In the case of OGD the published data are made available by different public agencies. For example the responsible department is obliged by law to monitor air quality and, in case, intervene efficiently. Thus different parameters are sensed for this very purpose. When these data are being published as OGD one can, for example, use them for building a “health map”. But in such a case the direct visualization of micrograms and PPMs of the sensed pollutants wouldn’t make much sense. The data need to be interpreted, aggregated, classified, related – in short – modelled in order to fit the intended purpose of the map.
A similar mechanism holds true for data from the OpenStreetMap project. Originally the data were mapped for the purpose of building a free world map. Meanwhile the extent of the database has grown enormously and the data can be used for much more sophisticated applications than a “simple” world map. But again, if the data – and especially the attributes – which were originally collected for a specific purpose are being used in any other context, they have to be processed and modelled.
When applications are built on not only one dataset which was originally created for a different purpose, but on several datasets (e.g. because the data availability ends at the border of an administrative unit), the necessity of modelling is given anyway. As an example I’ve referred to our current work in the context of the web application Radlkarte .
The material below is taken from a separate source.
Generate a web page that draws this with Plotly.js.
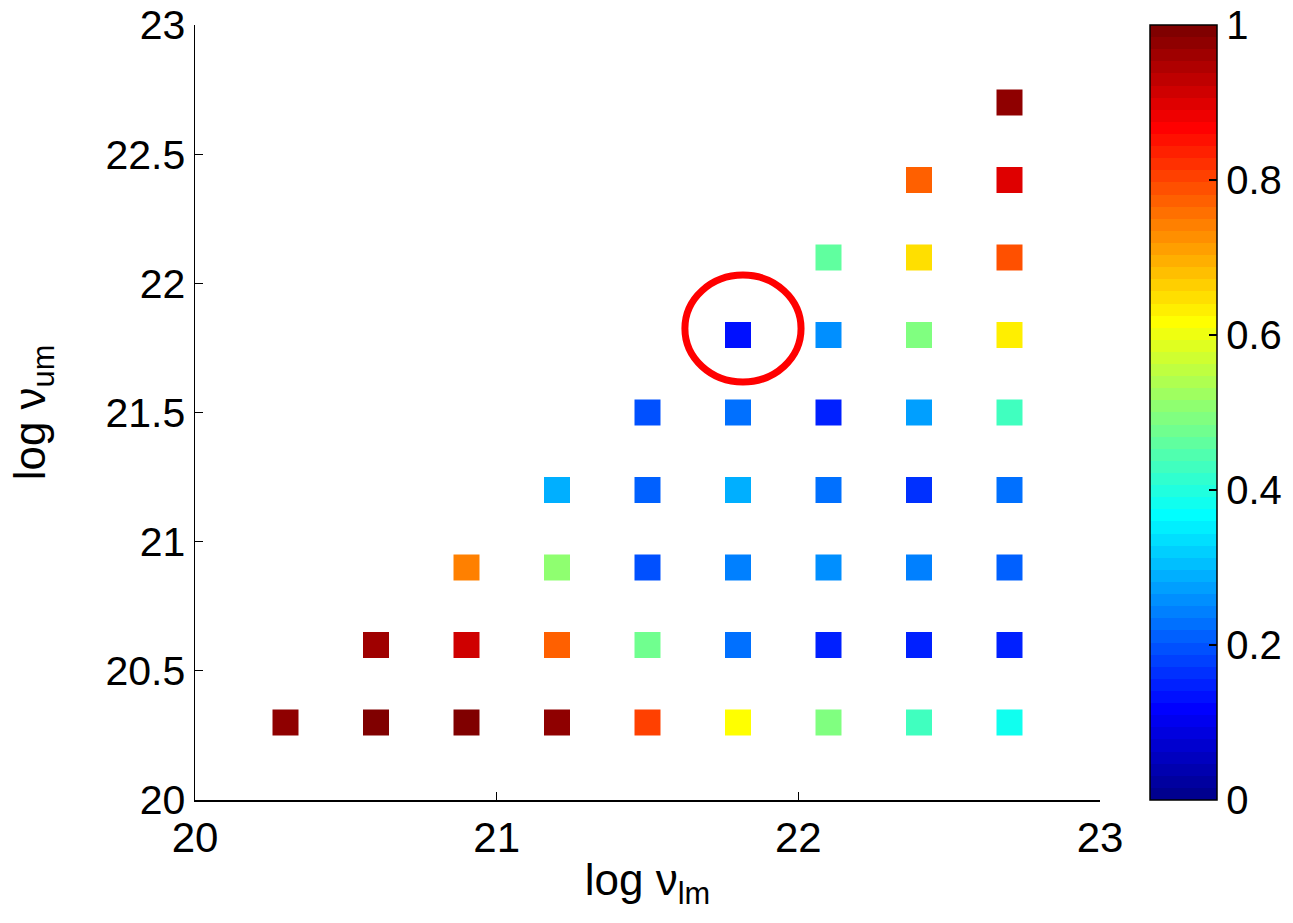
<!DOCTYPE html>
<html>
<head>
<meta charset="utf-8">
<script src="https://cdn.plot.ly/plotly-3.0.1.min.js"></script>
<style>html,body{margin:0;padding:0;background:#fff;}#chart{width:1293px;height:923px;}</style>
</head>
<body>
<div id="chart"></div>
<script>
// log nu_lm (x) for each square
var lmValues = [
  20.3, 20.6, 20.9, 21.2, 21.5, 21.8, 22.1, 22.4, 22.7,
  20.6, 20.9, 21.2, 21.5, 21.8, 22.1, 22.4, 22.7,
  20.9, 21.2, 21.5, 21.8, 22.1, 22.4, 22.7,
  21.2, 21.5, 21.8, 22.1, 22.4, 22.7,
  21.5, 21.8, 22.1, 22.4, 22.7,
  21.8, 22.1, 22.4, 22.7,
  22.1, 22.4, 22.7,
  22.4, 22.7,
  22.7
];
// log nu_um (y) for each square
var umValues = [
  20.3, 20.3, 20.3, 20.3, 20.3, 20.3, 20.3, 20.3, 20.3,
  20.6, 20.6, 20.6, 20.6, 20.6, 20.6, 20.6, 20.6,
  20.9, 20.9, 20.9, 20.9, 20.9, 20.9, 20.9,
  21.2, 21.2, 21.2, 21.2, 21.2, 21.2,
  21.5, 21.5, 21.5, 21.5, 21.5,
  21.8, 21.8, 21.8, 21.8,
  22.1, 22.1, 22.1,
  22.4, 22.4,
  22.7
];
// colour value of each square
var cValues = [
  0.98, 1.00, 1.00, 0.97, 0.80, 0.61, 0.485, 0.425, 0.375,
  0.955, 0.92, 0.78, 0.47, 0.22, 0.155, 0.155, 0.155,
  0.74, 0.50, 0.19, 0.235, 0.265, 0.235, 0.205,
  0.295, 0.205, 0.295, 0.22, 0.17, 0.22,
  0.19, 0.22, 0.148, 0.28, 0.425,
  0.14, 0.265, 0.485, 0.625,
  0.455, 0.655, 0.795,
  0.78, 0.905,
  0.97
];
var axisTicks = [20, 21, 22, 23];
var yTicks = [20, 20.5, 21, 21.5, 22, 22.5, 23];
var yTickText = ['20', '20.5', '21', '21.5', '22', '22.5', '23'];
var cbTicks = [0, 0.2, 0.4, 0.6, 0.8, 1];
var cbTickText = ['0', '0.2', '0.4', '0.6', '0.8', '1'];
var highlight = {x0: 21.624, x1: 22.009, y0: 21.618, y1: 22.032};

// MATLAB-like jet(64) colormap (style only)
function clamp(a){return Math.max(0, Math.min(1, a));}
function jet(v){
  var r = clamp(Math.min(4*v-1.5, -4*v+4.5));
  var g = clamp(Math.min(4*v-0.5, -4*v+3.5));
  var b = clamp(Math.min(4*v+0.5, -4*v+2.5));
  return 'rgb(' + Math.round(r*255) + ',' + Math.round(g*255) + ',' + Math.round(b*255) + ')';
}
var N = 64, jetScale = [];
for (var i = 0; i < N; i++) {
  var c = jet((i+1)/N);
  jetScale.push([i/N, c]);
  jetScale.push([(i+1)/N, c]);
}

var font = 'Liberation Sans, Arial, Helvetica, sans-serif';

var trace = {
  type: 'scatter',
  mode: 'markers',
  x: lmValues,
  y: umValues,
  marker: {
    symbol: 'square',
    size: 26,
    color: cValues,
    cmin: 0,
    cmax: 1,
    colorscale: jetScale,
    line: {width: 0},
    showscale: true,
    colorbar: {
      thickness: 67,
      thicknessmode: 'pixels',
      len: 775,
      lenmode: 'pixels',
      x: 1.0552,
      xanchor: 'left',
      y: 1,
      yanchor: 'top',
      xpad: 0,
      ypad: 0,
      outlinewidth: 1.5,
      outlinecolor: '#000',
      ticks: 'inside',
      ticklen: 8,
      tickwidth: 1.2,
      tickcolor: '#000',
      tickvals: cbTicks,
      ticktext: cbTickText,
      tickfont: {family: font, size: 40, color: '#000'}
    }
  },
  hoverinfo: 'x+y'
};

var layout = {
  width: 1293,
  height: 923,
  margin: {l: 195, r: 193, t: 25, b: 123, autoexpand: false},
  paper_bgcolor: '#fff',
  plot_bgcolor: '#fff',
  showlegend: false,
  xaxis: {
    range: [20, 23],
    tickvals: axisTicks,
    ticktext: axisTicks.map(String),
    showgrid: false,
    zeroline: false,
    showline: true,
    linecolor: '#000',
    linewidth: 1.5,
    ticks: 'inside',
    ticklen: 8,
    tickwidth: 1.2,
    tickcolor: '#000',
    tickfont: {family: font, size: 42, color: '#000'},
    title: {text: 'log ν<sub>lm</sub>', font: {family: font, size: 44, color: '#000'}, standoff: 4}
  },
  yaxis: {
    range: [20, 23],
    tickvals: yTicks,
    ticktext: yTickText,
    showgrid: false,
    zeroline: false,
    showline: true,
    linecolor: '#000',
    linewidth: 1.5,
    ticks: 'inside',
    ticklen: 8,
    tickwidth: 1.2,
    tickcolor: '#000',
    tickfont: {family: font, size: 41, color: '#000'},
    title: {text: 'log ν<sub>um</sub>', font: {family: font, size: 44, color: '#000'}, standoff: 46}
  },
  shapes: [{
    type: 'circle',
    xref: 'x', yref: 'y',
    x0: highlight.x0, x1: highlight.x1,
    y0: highlight.y0, y1: highlight.y1,
    line: {color: '#ff0000', width: 7}
  }]
};

Plotly.newPlot('chart', [trace], layout, {displayModeBar: false, staticPlot: true});
</script>
</body>
</html>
Here it was necessary to combine authoritative data (mainly published as OGD) with crowd-sourced data. Because of the fundamental differences between these data sources – concerning the data model, attribute structure, data quality and the competence for data management – evaluation and correction routines, as well as an extensive modelling workflow had to be implemented. But, as it could have been demonstrated in the presentation, this effort pays off significantly when the validity and plausibility of the results are being examined.
Geographical information systems (GIS) are intuitive and performing environments for the implementation of such multi-stage workflows. They allow for the data storage and management in spatial databases, provide modelling interfaces and facilitate immediate analysis and visualization capacities.